Nel Paese sono attivi gruppi, la cui voce si sente soprattutto online, che si oppongono alle campagne anti-discriminazione. Secondo un sondaggio del Korea Times il 65 per cento dei coreani è però convinto della necessità di garantire ai migranti maggiori diritti e parità salariale.
Esistono inoltre difficoltà nel relazionarsi alle culture e alle tradizioni dei migranti. Sempre il Korea Times porta ad esempio la storia di un lavoratore indonesiano assegnato a una ditta che lavora carne suina, sebbene sia musulmano. O ancora la vicenda di un altro indonesiano assegnato a una ditta che produce cibo per cani, o quella di un nepalese impiegato come pescatore pur non avesse mai visto il mare.
I contratti sono scritti sia in coreano sia in inglese, spiega un funzionario dello Human Resources Development Services, ma i dettagli sono spesso soltanto in coreano e sebbene ai lavoratori sia richiesta la conoscenza della lingua spesso il livello non è sufficiente per capire tutto.

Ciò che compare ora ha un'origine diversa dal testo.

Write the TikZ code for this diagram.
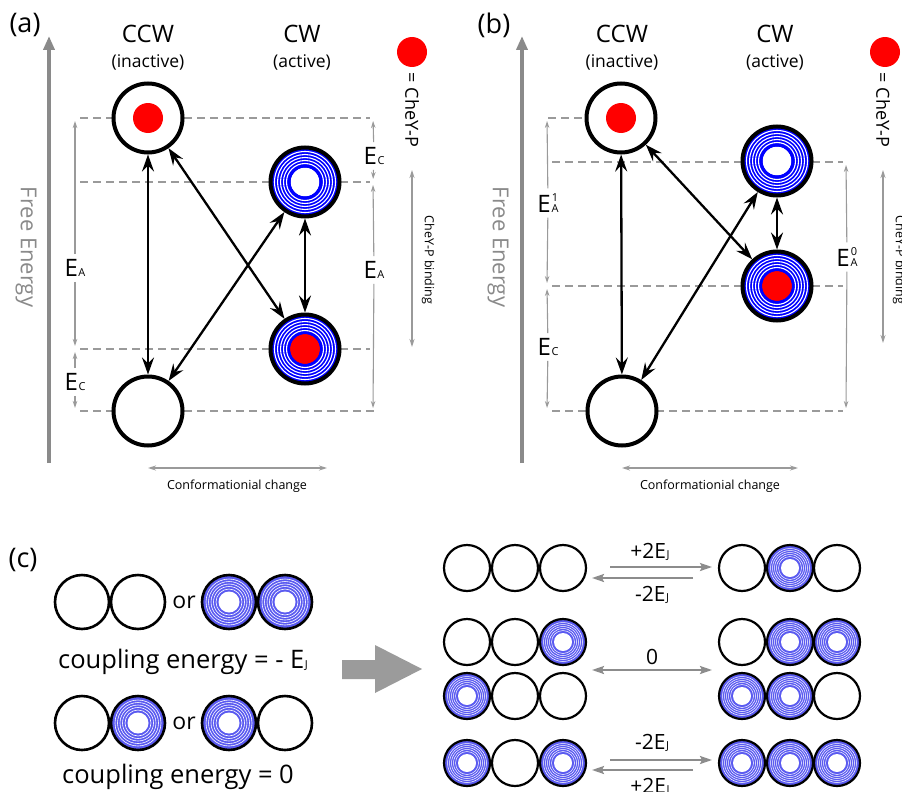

Impiegati soprattutto nel manifatturiero, nell’agricoltura, nell’allevamento e nelle costruzioni, i lavoratori migranti non hanno inoltre molta scelta, nota il quotidiano. Una situazione che si aggrava con i limiti posti ai cambi di impiego, tre al massimo. In più “gli uffici del lavoro sembrano prendere le parti dei datori di lavoro”, ha spiegato al Korea Times l’attivista Kwon Oh-hyun, segretario del Joint Committee with Migrants in Korea.